Lire comme on explore sa propre ville : conseils pratiques d’une cordouane passionnée

  • Commencez par feuilleter quelques chapitres au hasard plutôt que suivre absolument l’ordre linéaire : laissez-vous porter par votre curiosité !
  • Rejoignez une lecture partagée (il y a souvent des clubs dans nos bibliothèques municipales ou chez Casa Árabe) pour échanger vos impressions autour d’un café frappé sous les orangers.
  • Reliez les épisodes rencontrés dans El Quijote aux lieux réels : baladez-vous près du Guadalquivir après avoir lu les passages champêtres ou perdez-vous dans les patios fleuris pour ressentir l’esprit facétieux de Sancho Panza !
  • N’hésitez pas à consulter différentes traductions ou adaptations jeunesse si vous débutez — ce n’est pas tricher ! Le plaisir prime sur toute orthodoxie littéraire…
  • Enfin : relisez-le plusieurs fois au fil des âges — car « un classique ne finit jamais de dire ce qu’il a à dire » (Calvino avait raison).

Questions fréquentes

Pourquoi lire (ou relire) El Quijote aujourd’hui à Cordoue ?
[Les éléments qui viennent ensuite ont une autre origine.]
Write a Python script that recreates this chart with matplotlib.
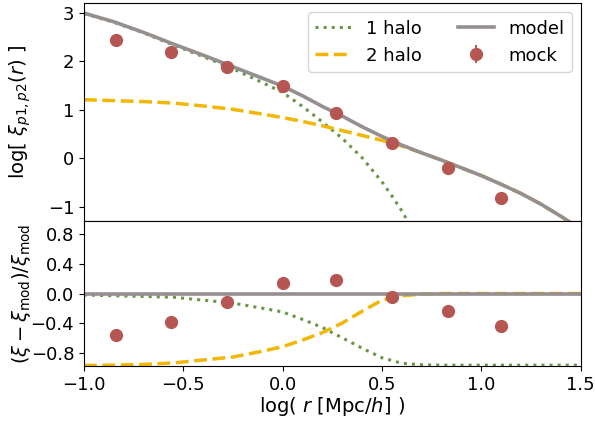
import numpy as np
import matplotlib
matplotlib.use("Agg")
import matplotlib.pyplot as plt

# sampled curves, log r [Mpc/h]
r_grid = [-1.0, -0.85, -0.7, -0.55, -0.4, -0.25, -0.1, 0.0, 0.1, 0.2, 0.3,
          0.4, 0.5, 0.6, 0.7, 0.8, 0.9, 1.0, 1.1, 1.2, 1.3, 1.4, 1.5]
log_model = [3.00, 2.82, 2.60, 2.36, 2.13, 1.89, 1.65, 1.49, 1.29, 1.07, 0.87,
             0.65, 0.45, 0.27, 0.11, -0.04, -0.20, -0.36, -0.54, -0.73, -0.95, -1.20, -1.47]
log_2h = [1.21, 1.19, 1.17, 1.14, 1.08, 1.01, 0.91, 0.84, 0.76, 0.67, 0.57,
          0.47, 0.37, 0.25, 0.11, -0.04, -0.20, -0.36, -0.54, -0.73, -0.95, -1.20, -1.47]

r_1h = [-1.0, -0.85, -0.7, -0.55, -0.4, -0.25, -0.1, 0.0, 0.1, 0.2, 0.3,
        0.4, 0.5, 0.55, 0.6, 0.65]
log_1h = [2.99, 2.81, 2.59, 2.34, 2.10, 1.85, 1.56, 1.36, 1.07, 0.75, 0.41,
          0.01, -0.49, -0.78, -1.09, -1.45]

# fractional residuals w.r.t. the model
res_1h = [-0.02, -0.03, -0.04, -0.05, -0.09, -0.13, -0.20, -0.25, -0.35, -0.46, -0.60,
          -0.74, -0.87, -0.945, -0.965, -0.97, -0.97, -0.97, -0.97, -0.97, -0.97, -0.97, -0.97]
res_2h = [-0.975, -0.97, -0.96, -0.94, -0.90, -0.86, -0.78, -0.72, -0.63, -0.53, -0.40,
          -0.24, -0.09, -0.03, -0.01, 0.0, 0.0, 0.0, 0.0, 0.0, 0.0, 0.0, 0.0]
res_model = [0.0] * len(r_grid)

# mock measurements
r_mock = [-0.84, -0.56, -0.28, 0.0, 0.27, 0.55, 0.83, 1.10]
log_mock = [2.45, 2.20, 1.89, 1.50, 0.94, 0.32, -0.20, -0.83]
log_mock_err = [0.03, 0.03, 0.03, 0.03, 0.03, 0.03, 0.03, 0.03]
res_mock = [-0.56, -0.39, -0.11, 0.14, 0.18, -0.05, -0.24, -0.44]
res_mock_err = [0.03, 0.03, 0.03, 0.03, 0.03, 0.03, 0.03, 0.03]

c_1h, c_2h, c_mod, c_mock = "#6a9646", "#f2b705", "#968f8f", "#b55653"

plt.rcParams.update({"font.size": 13})
fig, (ax, axr) = plt.subplots(2, 1, sharex=True, figsize=(5.95, 4.21), dpi=100,
                              gridspec_kw={"height_ratios": [3, 2]})
fig.subplots_adjust(left=0.141, right=0.976, top=0.992, bottom=0.130, hspace=0)

ax.plot(r_1h, log_1h, ":", color=c_1h, lw=2.2, label="1 halo")
ax.plot(r_grid, log_2h, "--", color=c_2h, lw=2.5, label="2 halo")
ax.plot(r_grid, log_model, "-", color=c_mod, lw=2.6, label="model")
ax.errorbar(r_mock, log_mock, yerr=log_mock_err, fmt="o", color=c_mock, ms=8.5,
            label="mock", zorder=5)
ax.set_ylim(-1.3, 3.2)
ax.set_yticks([-1, 0, 1, 2, 3])
ax.set_ylabel(r"log[ $\xi_{p1,p2}(r)$ ]", fontsize=14, labelpad=-1.5)
ax.legend(ncol=2, fontsize=13, loc="upper right")

axr.plot(r_grid, res_1h, ":", color=c_1h, lw=2.2)
axr.plot(r_grid, res_2h, "--", color=c_2h, lw=2.5)
axr.plot(r_grid, res_model, "-", color=c_mod, lw=2.6)
axr.errorbar(r_mock, res_mock, yerr=res_mock_err, fmt="o", color=c_mock, ms=8.5, zorder=5)
axr.set_ylim(-0.985, 0.98)
axr.set_yticks([-0.8, -0.4, 0.0, 0.4, 0.8])
axr.set_xlim(-1.0, 1.5)
axr.set_xticks([-1.0, -0.5, 0.0, 0.5, 1.0, 1.5])
axr.set_ylabel(r"$(\xi-\xi_{\rm mod})/\xi_{\rm mod}$", fontsize=14, labelpad=-1.5)
axr.set_xlabel(r"log( $r$ [Mpc/$h$] )", fontsize=14, labelpad=1)

fig.align_ylabels([ax, axr])
fig.savefig("out.png", dpi=100)
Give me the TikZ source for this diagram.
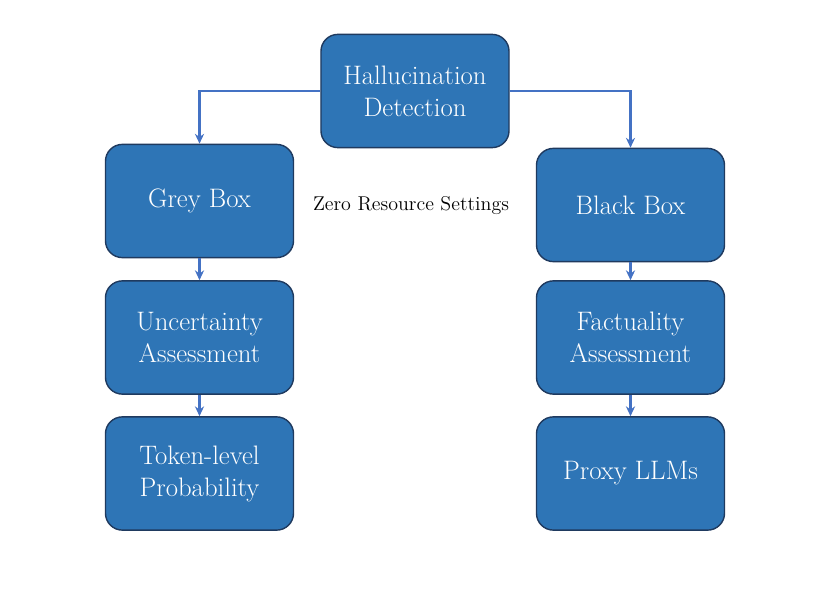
\documentclass[tikz,border=0pt]{standalone}
\usepackage{tikz}
\usetikzlibrary{arrows.meta,positioning,calc}

\definecolor{boxblue}{HTML}{2E75B6}
\definecolor{boxedge}{HTML}{1F3A5F}
\definecolor{linkblue}{HTML}{4472C4}

\begin{document}
\begin{tikzpicture}[
            x=0.025cm, y=-0.025cm,
            category/.style={
                    draw=boxedge,
                    fill=boxblue,
                    rectangle,
                    rounded corners=12pt,
                    line width=1pt,
                    minimum width=4.7cm,
                    minimum height=2.83cm,
                    align=center,
                    text=white,
                    font=\fontsize{19}{22.7}\selectfont
                },
            arrow/.style={
            -{Stealth[length=7pt,width=6.5pt]},
            color=linkblue,
            line width=1.7pt
            },
            label/.style={
                    font=\fontsize{14.2}{17}\selectfont,
                    align=center
                }
            ]
            \useasboundingbox (0,0) rectangle (830,591);

            % Nodo raíz
            \node[category] (detection) at (415,91)
            {Hallucination\\Detection};

            % Rama izquierda
            \node[category] (grey) at (199.5,201) {Grey Box};
            \node[category] (uncertainty) at (199.5,337.5)
            {Uncertainty\\Assessment};
            \node[category] (token) at (199.5,473.5)
            {Token-level\\Probability};

            % Rama derecha
            \node[category] (black) at (630.5,205) {Black Box};
            \node[category] (factuality) at (630.5,337.5)
            {Factuality\\Assessment};
            \node[category] (proxy) at (630.5,473.5) {Proxy LLMs};

            \node[label] (zero) at (411,206) {Zero Resource Settings};

            % Conexiones
            \draw[arrow] (detection.west) -| (grey.north);
            \draw[arrow] (detection.east) -| (black.north);
            \draw[arrow] (grey) -- (uncertainty);
            \draw[arrow] (uncertainty) -- (token);
            \draw[arrow] (black) -- (factuality);
            \draw[arrow] (factuality) -- (proxy);

        \end{tikzpicture}
\end{document}
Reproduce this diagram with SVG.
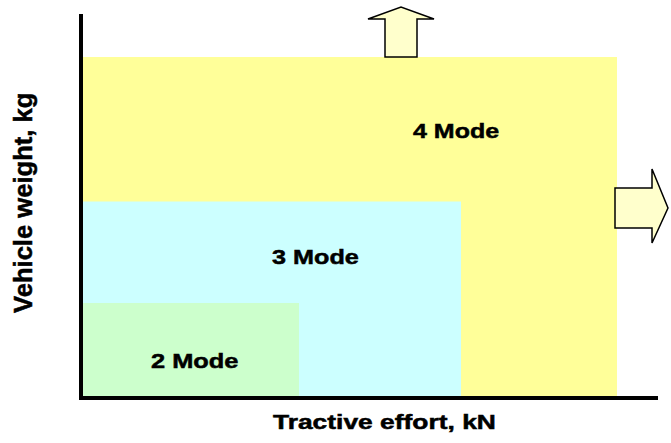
<svg xmlns="http://www.w3.org/2000/svg" width="671" height="443" viewBox="0 0 671 443">
<style>
.lbl{font-family:"Liberation Sans",Arial,sans-serif;font-weight:bold;fill:#000;stroke:#000;stroke-width:0.5}
.arrow{fill:#FFFFCC;stroke:#000;stroke-width:1.5;stroke-linejoin:miter}
.axis{stroke:#000;stroke-width:4;fill:none}
</style>
<rect width="671" height="443" fill="#fff"/>
<g id="mode4">
<rect x="83" y="57" width="534" height="339" fill="#FFFF99"/>
<text class="lbl" transform="translate(413,138) scale(1.19,1)" font-size="21">4 Mode</text>
</g>
<g id="mode3">
<rect x="83" y="201.5" width="378" height="194.5" fill="#CCFFFF"/>
<text class="lbl" transform="translate(272,263.5) scale(1.2,1)" font-size="21">3 Mode</text>
</g>
<g id="mode2">
<rect x="83" y="303" width="216" height="93" fill="#CCFFCC"/>
<text class="lbl" transform="translate(151,367.5) scale(1.21,1)" font-size="21">2 Mode</text>
</g>
<g id="arrow-up">
<polygon class="arrow" points="385,57 385,19 368,19 401,7 434,19 417,19 417,57"/>
</g>
<g id="arrow-right">
<polygon class="arrow" points="615,188 652,188 652,169 668,208 652,243 652,228 615,228"/>
</g>
<g id="axes">
<line class="axis" x1="81" y1="14" x2="81" y2="400"/>
<line class="axis" x1="79" y1="398" x2="658" y2="398"/>
</g>
<g id="x-label">
<text class="lbl" transform="translate(273,428.5) scale(1.32,1)" font-size="20">Tractive effort, kN</text>
</g>
<g id="y-label">
<text class="lbl" transform="translate(31.5,313) rotate(-90)" font-size="25.6">Vehicle weight, kg</text>
</g>
</svg>
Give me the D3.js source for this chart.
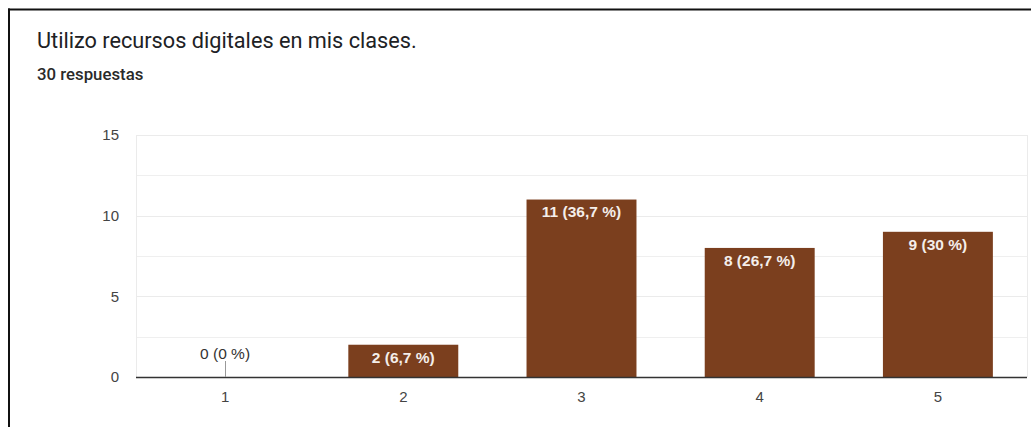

Parce qu’ici plus qu’ailleurs en Espagne, certaines expressions populaires et traditions rurales font directement écho au roman. Relire ce texte permet donc aussi de mieux comprendre notre identité locale tout en prenant du recul face à la modernité numérique.

Le style ancien est-il difficile d’accès pour les lecteurs français ?

Pas forcément ! De nombreuses traductions récentes rendent le texte fluide et vivant. Et même en version originale espagnole, beaucoup trouvent charme et musicalité dès les premiers chapitres grâce aux situations cocasses universelles.

Existe-t-il des liens concrets entre Cordoue et Cervantès ?

Bien sûr : Cervantès mentionne plusieurs fois l’Andalousie dans son œuvre — dont notre ville — et a longtemps circulé dans toute la région lors de ses pérégrinations administratives. Plusieurs monuments commémorent aujourd’hui son passage autour de la Plaza del Potro.